I’m frustrated. Is there anyone who can give me a glimmer of hope? Enough, enough. Pardon me. I’m not able to talk to anyone. I’ll stay and talk to myself.

–Ahmed Domainy, a Yemeni doctor

Translated by Khaled Al-Hamdani

* * *

U.S. spawns atrocities

In the early morning of Oct. 3, 2015, a Doctors Without Borders trauma center in Kunduz, Afghanistan, was bombarded by a U.S. Air Force gunship for over a half hour. Four days prior, hospital staff had shared its GPS coordinates with U.S. authorities. In the words of Doctors Without Borders head of programs, Heman Nagarathnam:

The 14 people who worked with Doctors Without Boarders who were killed in Kunduz by U.S. bombs on Oct. 3.

“The bombs hit and then we heard the plane circle round. There was a pause, and then more bombs hit. This happened again and again. When I made it out from the office, the main hospital building was engulfed in flames. Those people that could had moved quickly to the building’s two bunkers to seek safety. But patients who were unable to escape burned to death as they lay in their beds.”

On Jan. 11 Saudi Arabia’s air force bombed a hospital in Yemen, killing five people and injuring ten. Doctors Without Borders said it was the third attack on one of its health facilities in Yemen in recent months.

On Feb. 15, a Doctors Without Borders-supported hospital in northern Syria took a direct hit that destroyed the three-story building, killing 25 people. Three days later, a Syrian military plane dropped a barrel bomb on another Doctors Without Borders-supported hospital near Damascus. A staff member lamented:

“I don’t know how a pilot presses the button to bomb a hospital. It’s weird. How does he sleep? How does he eat? And then he comes back and bombs the people who are trying to help the victims. Wherever I went, there was bombing.”

Each action mentioned is a rancid war crime, but not an uncommon one. Doctors Without Borders’ hospitals are not the only hospitals attacked, yet their hospitals are sometimes the only ones in a region, which will, as a policy, treat any injured person, including combatants regardless of what side they are on. This is at odds with government policy in Syria, Egypt, Bahrain, etc., countries that brutally forbid medical staff from providing treatment to opposition fighters and/or protesters.

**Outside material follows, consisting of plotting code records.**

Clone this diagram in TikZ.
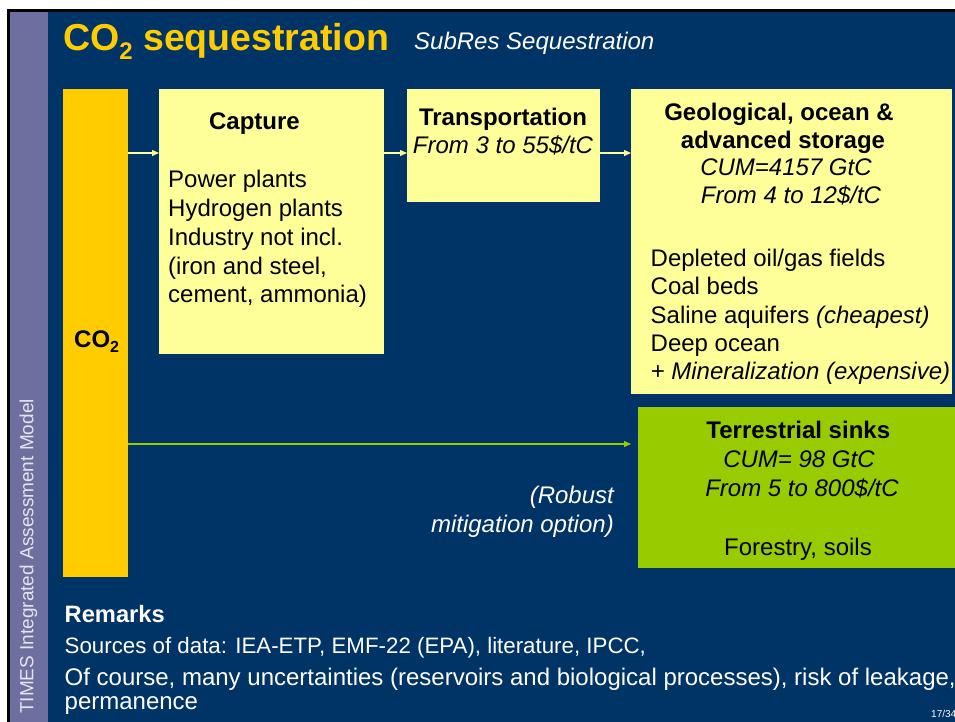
\documentclass[tikz,border=0pt]{standalone}
\usepackage{fontspec}
\setmainfont{Liberation Sans}
\usetikzlibrary{arrows.meta}
\definecolor{slideblue}{RGB}{0,51,102}
\definecolor{sidepurple}{RGB}{111,111,159}
\definecolor{sidetext}{RGB}{228,228,240}
\definecolor{goldyellow}{RGB}{255,204,0}
\definecolor{paleyellow}{RGB}{255,255,153}
\definecolor{limegreen}{RGB}{153,204,0}
\tikzset{
  boxshape/.style={rectangle, inner sep=0pt, anchor=north west, draw=none},
  ybox/.style={boxshape, fill=paleyellow},
  txt/.style={inner sep=0pt, text=black, font=\fontsize{24}{28.8}\selectfont},
  wtxt/.style={txt, text=white},
  rtxt/.style={inner sep=0pt, text=white, font=\fontsize{24}{28.8}\selectfont, anchor=base west},
  flowarrow/.style={draw=paleyellow, line width=1.2pt, -{Triangle[length=7pt,width=6pt]}},
  greenarrow/.style={draw=limegreen, line width=1.2pt, -{Triangle[length=7pt,width=6pt]}}
}
\begin{document}
\begin{tikzpicture}[x=1pt,y=-1pt]
\useasboundingbox (0,0) rectangle (955,722);
% background
\fill[white] (0,0) rectangle (955,722);
\fill[black] (7,9) rectangle (955,722);
\fill[sidepurple] (10,12) rectangle (48,722);
\fill[slideblue] (48,12) rectangle (955,722);

% title
\node[inner sep=0pt, anchor=base west, text=goldyellow, font=\bfseries\fontsize{37.5}{44}\selectfont] (title) at (63,50.5)
  {CO\raisebox{-9pt}{\fontsize{24}{24}\selectfont 2} sequestration};
\node[inner sep=0pt, anchor=base west, text=white, font=\itshape\fontsize{24}{28.8}\selectfont] (subtitle) at (414,49.5) {SubRes Sequestration};

% boxes
\node[boxshape, fill=goldyellow, minimum width=65pt, minimum height=488pt] (co2) at (63,89) {};
\node[ybox, minimum width=225pt, minimum height=264.5pt] (capture) at (159,89) {};
\node[ybox, minimum width=193pt, minimum height=112.5pt] (transport) at (407,89) {};
\node[ybox, minimum width=321pt, minimum height=304.5pt] (geo) at (631,89) {};
\node[boxshape, fill=limegreen, minimum width=330pt, minimum height=160.5pt] (terr) at (638,407) {};

% CO2 label
\node[txt, anchor=base west, font=\bfseries\fontsize{24}{28.8}\selectfont] (co2lbl) at (74,347)
  {CO\raisebox{-5pt}{\fontsize{16}{16}\selectfont 2}};

% capture text
\node[txt, anchor=base, font=\bfseries\fontsize{24}{28.8}\selectfont] (capt) at (254.5,130) {Capture};
\node[txt, anchor=base west] (c1) at (168,188) {Power plants};
\node[txt, anchor=base west] (c2) at (168,216.7) {Hydrogen plants};
\node[txt, anchor=base west] (c3) at (168,245.4) {Industry not incl.};
\node[txt, anchor=base west] (c4) at (168,274.1) {(iron and steel,};
\node[txt, anchor=base west] (c5) at (168,302.8) {cement, ammonia)};

% transport text
\node[txt, anchor=base, font=\bfseries\fontsize{24}{28.8}\selectfont] (tt) at (503,126) {Transportation};
\node[txt, anchor=base, font=\itshape\fontsize{24}{28.8}\selectfont] (t1) at (503,154) {From 3 to 55\$/tC};

% geological text
\node[txt, anchor=base, font=\bfseries\fontsize{24}{28.8}\selectfont] (g0) at (779,121) {Geological, ocean \&};
\node[txt, anchor=base, font=\bfseries\fontsize{24}{28.8}\selectfont] (g1) at (783,149) {advanced storage};
\node[txt, anchor=base, font=\itshape\fontsize{24}{28.8}\selectfont] (g2) at (786,176) {CUM=4157 GtC};
\node[txt, anchor=base, font=\itshape\fontsize{24}{28.8}\selectfont] (g3) at (791,203.5) {From 4 to 12\$/tC};
\node[txt, anchor=base west] (g4) at (650.5,266) {Depleted oil/gas fields};
\node[txt, anchor=base west] (g5) at (650.5,294.5) {Coal beds};
\node[txt, anchor=base west] (g6) at (650.5,323) {Saline aquifers \textit{(cheapest)}};
\node[txt, anchor=base west] (g7) at (650.5,351) {Deep ocean};
\node[txt, anchor=base west] (g8) at (650.5,379.5) {\textit{+ Mineralization (expensive)}};

% terrestrial text
\node[txt, anchor=base, font=\bfseries\fontsize{24}{28.8}\selectfont] (s0) at (798.3,438.3) {Terrestrial sinks};
\node[txt, anchor=base, font=\itshape\fontsize{24}{28.8}\selectfont] (s1) at (799,467) {CUM= 98 GtC};
\node[txt, anchor=base, font=\itshape\fontsize{24}{28.8}\selectfont] (s2) at (802,496) {From 5 to 800\$/tC};
\node[txt, anchor=base] (s3) at (798,555) {Forestry, soils};

% robust
\node[wtxt, anchor=base east, font=\itshape\fontsize{24}{28.8}\selectfont] (r1) at (614,503.8) {(Robust};
\node[wtxt, anchor=base east, font=\itshape\fontsize{24}{28.8}\selectfont] (r2) at (614,532.2) {mitigation option)};

% arrows
\draw[flowarrow] ([yshift=-64pt]co2.north east) -- ([yshift=-64pt]capture.north west);
\draw[flowarrow] ([yshift=-64pt]capture.north east) -- ([yshift=-64pt]transport.north west);
\draw[flowarrow] ([yshift=-64pt]transport.north east) -- ([yshift=-64pt]geo.north west);
\draw[greenarrow] ([yshift=-355pt]co2.north east) -- ([xshift=-7pt,yshift=-37pt]terr.north west);

% remarks
\node[rtxt, font=\bfseries\fontsize{23.7}{28}\selectfont] (rem) at (64.5,622.5) {Remarks};
\node[rtxt, font=\fontsize{22.3}{26.4}\selectfont] (rem1) at (64.5,653.5) {Sources of data: IEA-ETP, EMF-22 (EPA), literature, IPCC,};
\node[rtxt] (rem2) at (64.5,685) {Of course, many uncertainties (reservoirs and biological processes), risk of leakage,};
\node[rtxt] (rem3) at (64.5,709) {permanence};

% sidebar
\node[inner sep=0pt, anchor=base west, rotate=90, text=sidetext, font=\fontsize{19}{22}\selectfont] (side) at (33.3,714) {TIMES Integrated Assessment Model};

% page number
\node[inner sep=0pt, anchor=base west, text=white, font=\fontsize{10}{11}\selectfont] (pg) at (931,717.3) {17/34};
\end{tikzpicture}
\end{document}
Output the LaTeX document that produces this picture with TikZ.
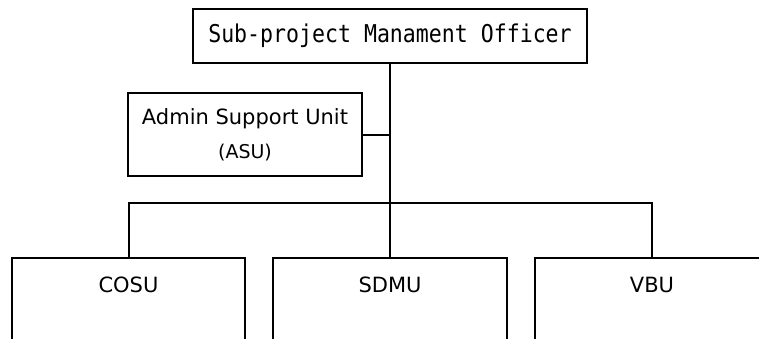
\documentclass[tikz,border=0pt]{standalone}
\usepackage{fontspec}
\setmainfont{DejaVu Sans}
\newfontfamily\gothic[FakeStretch=0.88]{DejaVu Sans Mono}
\begin{document}
\begin{tikzpicture}[x=1pt,y=-1pt,
  unitbox/.style={draw=black, line width=2pt, fill=white, inner sep=0pt},
  link/.style={draw=black, line width=2pt},
  unitlabel/.style={inner sep=0pt, font=\fontsize{21}{25}\selectfont}
]
\useasboundingbox (0,0) rectangle (759,338);
\clip (0,0) rectangle (759,338);

% head of the organisation
\node[unitbox, minimum width=394pt, minimum height=54pt,
      font=\gothic\fontsize{24.5}{28}\selectfont] (smo) at (390,36)
  {Sub-project Manament Officer};

% staff unit beside the trunk line
\node[unitbox, minimum width=234pt, minimum height=83pt, align=center,
      font=\fontsize{21}{34}\selectfont] (asu) at (245,134.5)
  {Admin Support Unit\\{\fontsize{19}{34}\selectfont (ASU)}};

% three operating units (lower edges run past the page)
\node[unitbox, anchor=north, minimum width=233pt, minimum height=140pt] (cosu) at (128.5,257) {};
\node[unitbox, anchor=north, minimum width=234pt, minimum height=140pt] (sdmu) at (390,257) {};
\node[unitbox, anchor=north, minimum width=234pt, minimum height=140pt] (vbu)  at (652,257) {};

\node[unitlabel] (cosut) at ([yshift=-28pt]cosu.north) {COSU};
\node[unitlabel] (sdmut) at ([yshift=-28pt]sdmu.north) {SDMU};
\node[unitlabel] (vbut)  at ([yshift=-28pt]vbu.north)  {VBU};

% reporting lines
\coordinate (bus) at (390,203);
\draw[link] (smo.south) -- (sdmu.north);
\draw[link] (asu.east) -- (asu.east -| smo.south);
\draw[link] (cosu.north) |- (bus) -| (vbu.north);
\end{tikzpicture}
\end{document}
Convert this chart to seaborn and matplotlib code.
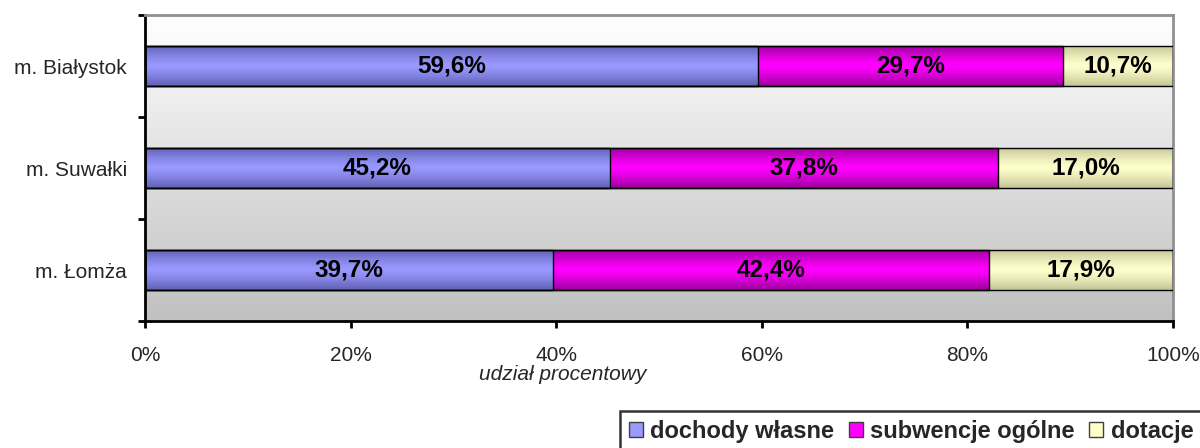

It was reported by NBC that according to cockpit recordings, the pilots involved in the Kunduz attack had second-guessed the legality of the strike. Eventually, they decided to follow orders, but in an alternate U.S. society where there is grassroots support for pilots resisting illegal actions the result might have been different. It is up to the people of the U.S. to construct such a society and to, in a variety of ways, start hitting the brakes on U.S. misconduct.

In the same way, the crimes of less powerful states such as Syria and Saudi Arabia could also be slowed or stopped. Supposing the U.S. military legitimately held the relative moral high ground, neither of these countries would want to act so brazenly as to provoke the U.S. to actually invade or to cut off military support. Yet, as long as the brazen acts in question mirror what the U.S. has already done in Afghanistan or elsewhere, the danger of receiving said consequences is significantly diminished. By denying criminal options to their own country’s military, the people of the U.S. would thereby lessen the range of options available to any other military.

In the case of a tyrannical regime, restricting the set of survival options available to the government might ripen the conditions wherein successful revolution is possible.